Üç yıl sonra, Ekim 2016’da Cumhurbaşkanı Erdoğan’nın ağzından ise şunlar çıkacaktı: “1914 yılında 2.5 milyon kilometrekare olan topraklarımızın büyüklüğü dokuz yılda Lozan’ı imzaladığımızda 780 bin kilometrekareye düşmüştü. Türkiye’yi 1923’ten beri böyle bir kısır döngüye hapsedenlerin amacı coğrafyamızdaki bin yıllık hafızayı bize unutturmaktır. 2016 yılında 1923’ün psikolojisiyle hareket edemeyiz.
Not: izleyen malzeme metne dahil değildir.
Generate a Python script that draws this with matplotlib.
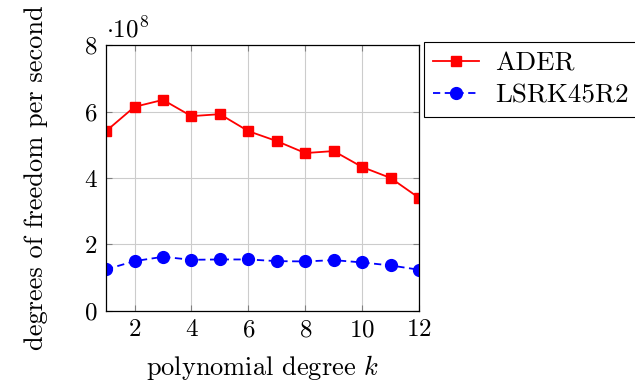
import matplotlib.pyplot as plt
import numpy as np

plt.rcParams['font.family'] = 'cmr10'
plt.rcParams['mathtext.fontset'] = 'cm'
plt.rcParams['axes.formatter.use_mathtext'] = True

degree = [1, 2, 3, 4, 5, 6, 7, 8, 9, 10, 11, 12]
ader = [5.41, 6.14, 6.35, 5.86, 5.92, 5.41, 5.11, 4.75, 4.81, 4.33, 4.0, 3.40]
lsrk = [1.25, 1.50, 1.63, 1.54, 1.55, 1.55, 1.50, 1.49, 1.53, 1.46, 1.37, 1.24]

fig = plt.figure(figsize=(6.35, 3.83), dpi=100)
ax = fig.add_axes([0.167, 0.188, 0.493, 0.6945])

ax.plot(degree, ader, color='red', marker='s', markersize=7, lw=1.3, label='ADER')
ax.plot(degree, lsrk, color='blue', marker='o', markersize=8.5, lw=1.3,
        ls=(0, (4, 2.5)), label='LSRK45R2')

ax.set_xlim(1, 12)
ax.set_ylim(0, 8)
ax.set_xticks([2, 4, 6, 8, 10, 12])
ax.set_yticks([0, 2, 4, 6, 8])
ax.grid(True, color='#cccccc', lw=0.8)
ax.set_axisbelow(True)
ax.tick_params(direction='in', top=True, right=True, length=4, color='#808080',
               labelsize=18, pad=6)
for s in ax.spines.values():
    s.set_linewidth(0.9)
ax.text(0.0, 1.01, r'$\cdot 10^8$', transform=ax.transAxes, fontsize=18, va='bottom', ha='left')

ax.set_xlabel(r'polynomial degree $k$', fontsize=19, labelpad=8)
ax.set_ylabel('degrees of freedom per second', fontsize=19, labelpad=26)

leg = ax.legend(loc='upper left', bbox_to_anchor=(1.015, 1.01), fontsize=19.5,
                fancybox=False, edgecolor='black', framealpha=1, borderaxespad=0,
                handlelength=1.7, handletextpad=0.6, borderpad=0.35, labelspacing=0.3)
leg.get_frame().set_linewidth(0.8)

plt.savefig('out.png', dpi=100)
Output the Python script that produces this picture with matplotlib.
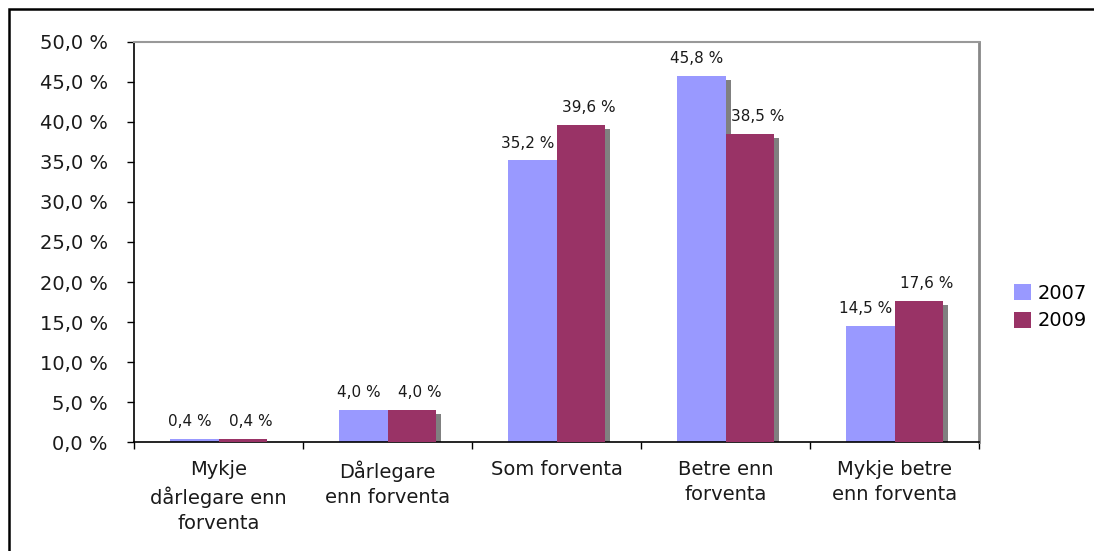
import numpy as np
import matplotlib.pyplot as plt
from matplotlib.patches import Rectangle, Patch

categories = ['Mykje\ndårlegare enn\nforventa', 'Dårlegare\nenn forventa', 'Som forventa',
              'Betre enn\nforventa', 'Mykje betre\nenn forventa']
years = ['2007', '2009']
v2007 = [0.4, 4.0, 35.2, 45.8, 14.5]
v2009 = [0.4, 4.0, 39.6, 38.5, 17.6]
yticks = [0, 5, 10, 15, 20, 25, 30, 35, 40, 45, 50]

blue = '#9999FF'
red = '#993366'
shadow = '#808080'
txt = '#1a1a1a'

plt.rcParams['font.family'] = ['DejaVu Sans']

fig = plt.figure(figsize=(10.94, 5.51), dpi=100)
ax = fig.add_axes([0.1225, 0.1978, 0.7724, 0.726])

x = np.arange(len(categories))
w = 0.287
sdx = 5 / 169.0   # shadow offset in data units
sdy = 0.5

# shadows
for vals, off in [(v2007, -w / 2), (v2009, w / 2)]:
    for xi, v in zip(x, vals):
        h = max(v - sdy, 0)
        if h > 0:
            ax.bar(xi + off + sdx, h, width=w, color=shadow, zorder=1, align='center')

b1 = ax.bar(x - w / 2, v2007, width=w, color=blue, zorder=2, label='2007')
b2 = ax.bar(x + w / 2, v2009, width=w, color=red, zorder=3, label='2009')

for xi, v in zip(x, v2007):
    ax.annotate(f'{v:.1f} %'.replace('.', ','), (xi - w / 2, v), xytext=(-3, 7),
                textcoords='offset points', ha='center', va='bottom', fontsize=11, color=txt)
for xi, v in zip(x, v2009):
    ax.annotate(f'{v:.1f} %'.replace('.', ','), (xi + w / 2, v), xytext=(6, 7),
                textcoords='offset points', ha='center', va='bottom', fontsize=11, color=txt)

ax.set_xlim(-0.5, len(categories) - 0.5)
ax.set_ylim(0, 50)
ax.set_yticks(yticks)
ax.set_yticklabels([f'{t:.1f} %'.replace('.', ',') for t in yticks], fontsize=14, color=txt)
ax.tick_params(axis='y', direction='out', length=5, width=1, pad=14)

ax.set_xticks(np.arange(-0.5, len(categories), 1.0))
ax.set_xticklabels([])
ax.set_xticks(x, minor=True)
ax.set_xticklabels(categories, minor=True, fontsize=14, linespacing=1.4, color=txt)
ax.tick_params(axis='x', which='major', direction='out', length=5, width=1)
ax.tick_params(axis='x', which='minor', length=0, pad=13)

for s in ['left', 'bottom']:
    ax.spines[s].set_color('black')
    ax.spines[s].set_linewidth(1.2)
ax.spines['top'].set_color('#999999')
ax.spines['top'].set_linewidth(1.5)
ax.spines['right'].set_color('#888888')
ax.spines['right'].set_linewidth(2)

handles = [Patch(facecolor=blue, label='2007'), Patch(facecolor=red, label='2009')]
fig.legend(handles=handles, loc='center left', bbox_to_anchor=(0.9195, 0.443),
           frameon=False, fontsize=14, handlelength=0.9, handleheight=0.9,
           handletextpad=0.35, labelspacing=0.45, borderaxespad=0)

# outer chart border
fig.patches.append(Rectangle((9 / 1094, -0.05), 1.1, 1.05 - 9 / 551, transform=fig.transFigure,
                             fill=False, edgecolor='black', linewidth=1.8))

fig.savefig('out.png', dpi=100)
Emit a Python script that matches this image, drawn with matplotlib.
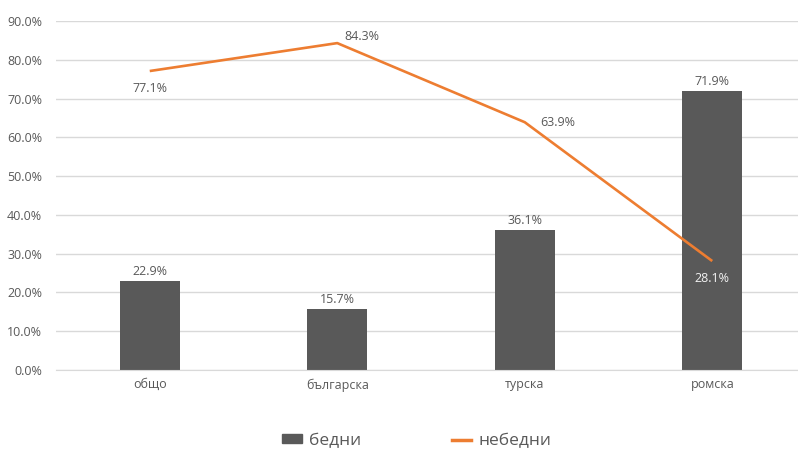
import matplotlib.pyplot as plt
from matplotlib.patches import Patch
from matplotlib.lines import Line2D

categories = ["общо", "българска", "турска", "ромска"]
poor = [0.229, 0.157, 0.361, 0.719]
non_poor = [0.771, 0.843, 0.639, 0.281]
poor_labels = ["22.9%", "15.7%", "36.1%", "71.9%"]
non_poor_labels = ["77.1%", "84.3%", "63.9%", "28.1%"]

BAR = "#595959"
LINE = "#ED7D31"
TXT = "#595959"
GRID = "#D9D9D9"

plt.rcParams['font.family'] = ['Open Sans', 'DejaVu Sans']

fig = plt.figure(figsize=(7.98, 4.5), dpi=100)
ax = fig.add_axes([56 / 798, 80 / 450, 750 / 798, 349 / 450])

x = list(range(len(categories)))
ax.bar(x, poor, width=0.32, color=BAR, zorder=2)
ax.plot(x, non_poor, color=LINE, linewidth=1.9, zorder=3, solid_capstyle="butt")

for xi, v, lab in zip(x, poor, poor_labels):
    ax.annotate(lab, (xi, v), xytext=(0, 2), textcoords="offset points",
                ha="center", va="bottom", fontsize=9, color=TXT)

# line labels: (dx, dy) offsets in points, colour
offsets = [(0, -8, "top", "center", TXT),
           (18, 0, "bottom", "center", TXT),
           (24, 0, "center", "center", TXT),
           (0, -8, "top", "center", "#F2F2F2")]
for xi, v, lab, (dx, dy, va, ha, c) in zip(x, non_poor, non_poor_labels, offsets):
    ax.annotate(lab, (xi, v), xytext=(dx, dy), textcoords="offset points",
                ha=ha, va=va, fontsize=9, color=c, zorder=4)

ax.set_xlim(-0.5, 3.5)
ax.set_ylim(0, 0.9)
ax.set_yticks([i / 10 for i in range(10)])
ax.set_yticklabels([f"{i * 10:.1f}%" for i in range(10)])
ax.set_xticks(x)
ax.set_xticklabels(categories)
ax.tick_params(axis="both", length=0, colors=TXT, labelsize=9)
ax.tick_params(axis="y", pad=10)
ax.tick_params(axis="x", pad=6)
ax.grid(axis="y", color=GRID, linewidth=1, zorder=0)
ax.set_axisbelow(True)
for s in ["top", "right", "left"]:
    ax.spines[s].set_visible(False)
ax.spines["bottom"].set_color(GRID)

handles = [Patch(facecolor=BAR, edgecolor=BAR),
           Line2D([0], [0], color=LINE, linewidth=2.5)]
fig.legend(handles, ["бедни", "небедни"], loc="center", bbox_to_anchor=(417 / 798, 1 - 441 / 450),
           ncol=2, frameon=False, fontsize=12.5, labelcolor=TXT,
           handlelength=1.1, handleheight=0.45, columnspacing=5.2, handletextpad=0.45)

fig.savefig("out.png", dpi=100)
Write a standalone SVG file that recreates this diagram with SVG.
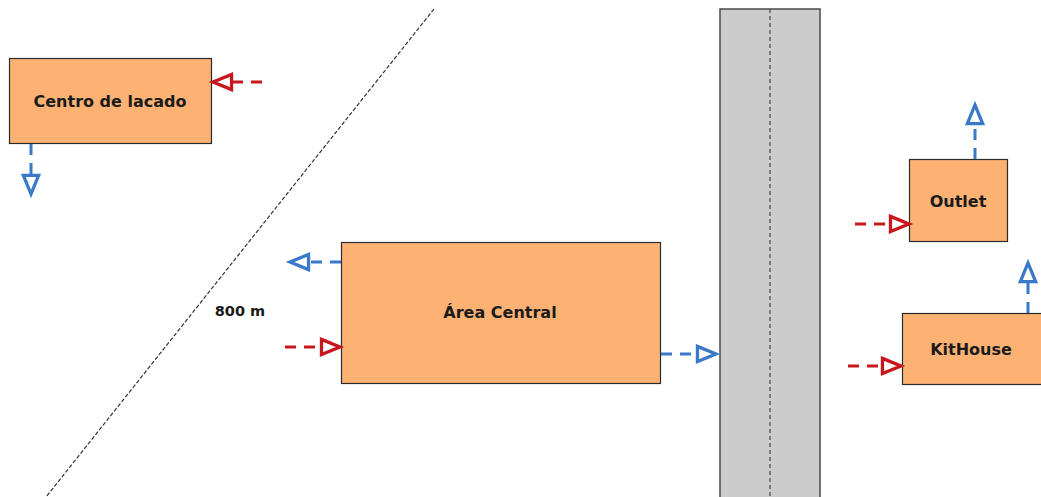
<svg xmlns="http://www.w3.org/2000/svg" width="1041" height="497" viewBox="0 0 1041 497">
<style>
.box{fill:#fdb274;stroke:#2b2b2b;stroke-width:1.2}
.lbl{font-family:"DejaVu Sans",Verdana,sans-serif;font-weight:bold;font-size:16px;fill:#1a1a1a;text-anchor:middle;dominant-baseline:central}
.red{stroke:#c8161d;stroke-width:3;stroke-dasharray:11,8;fill:none}
.blue{stroke:#3a78c8;stroke-width:3;stroke-dasharray:11,8;fill:none}
</style>
<defs>
<marker id="ar" markerUnits="userSpaceOnUse" markerWidth="24" markerHeight="20" viewBox="-2 -2 22 18" refX="17" refY="7" orient="auto" overflow="visible">
<path d="M0,0 L17,7 L0,14 Z" fill="#fff" stroke="#c8161d" stroke-width="3" stroke-linejoin="miter"/>
</marker>
<marker id="ab" markerUnits="userSpaceOnUse" markerWidth="24" markerHeight="20" viewBox="-2 -2 22 18" refX="17" refY="7" orient="auto" overflow="visible">
<path d="M0,0 L17,7 L0,14 Z" fill="#fff" stroke="#3a78c8" stroke-width="3" stroke-linejoin="miter"/>
</marker>
</defs>
<rect width="1041" height="497" fill="#fff"/>
<g id="road">
<rect x="720" y="9" width="100" height="490" fill="#cccccc" stroke="#4a4a4a" stroke-width="1.5"/>
<line x1="770" y1="9" x2="770" y2="497" stroke="#444" stroke-width="1.2" stroke-dasharray="4,3"/>
</g>
<g id="boundary">
<line x1="434" y1="9" x2="46" y2="497" stroke="#333" stroke-width="1.2" stroke-dasharray="4,2"/>
<text x="240" y="311" class="lbl" style="font-size:14.5px">800 m</text>
</g>
<g id="centro">
<rect class="box" x="9.5" y="58.5" width="202" height="85"/>
<text class="lbl" x="110" y="101">Centro de lacado</text>
</g>
<g id="area-central">
<rect class="box" x="341.5" y="242.5" width="319" height="141"/>
<text class="lbl" x="500" y="312">Área Central</text>
</g>
<g id="outlet">
<rect class="box" x="909.5" y="159.5" width="98" height="82"/>
<text class="lbl" x="958" y="201">Outlet</text>
</g>
<g id="kithouse">
<rect class="box" x="902.5" y="313.5" width="140" height="71"/>
<text class="lbl" x="971" y="349">KitHouse</text>
</g>
<g id="connectors">
<path class="red" d="M262,82 L213,82" marker-end="url(#ar)"/>
<path class="blue" d="M31,144 L31,194" marker-end="url(#ab)"/>
<path class="blue" d="M341,262 L290,262" marker-end="url(#ab)"/>
<path class="red" d="M285,347 L340,347" marker-end="url(#ar)"/>
<path class="blue" d="M661,354 L716,354" marker-end="url(#ab)"/>
<path class="blue" d="M975,159 L975,105" marker-end="url(#ab)"/>
<path class="red" d="M855,224 L909,224" marker-end="url(#ar)"/>
<path class="blue" d="M1028,313 L1028,263" marker-end="url(#ab)"/>
<path class="red" d="M848,366 L901,366" marker-end="url(#ar)"/>
</g>
</svg>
Cumhuriyetimizi kurduğumuzdan beri dünyada her şey değişirken, 1923’teki konumumuzu korumakla övünemeyiz. Cumhuriyetimizi hattı müdafaa anlayışıyla savunmaktan vazgeçmeliyiz.”
Orta Doğu’da dünün aktif, müdahil ve hami politikalarından, bugünün askeri operasyonlarla alan kontrolü ve alan genişletme hamlelerini birbirine bağlayacak çok kişi var.
Mesele biraz da buradadır. Mesele, muhafazakâr siyaseti yenilemek ve demokratikleştirmektedir.
Yeni siyasi aktörler, buna becerebilirlerse Türk siyasetine yeni bir ivme getirirler. Aksi halde bağımlı değişken olmanın ötesine geçemezler.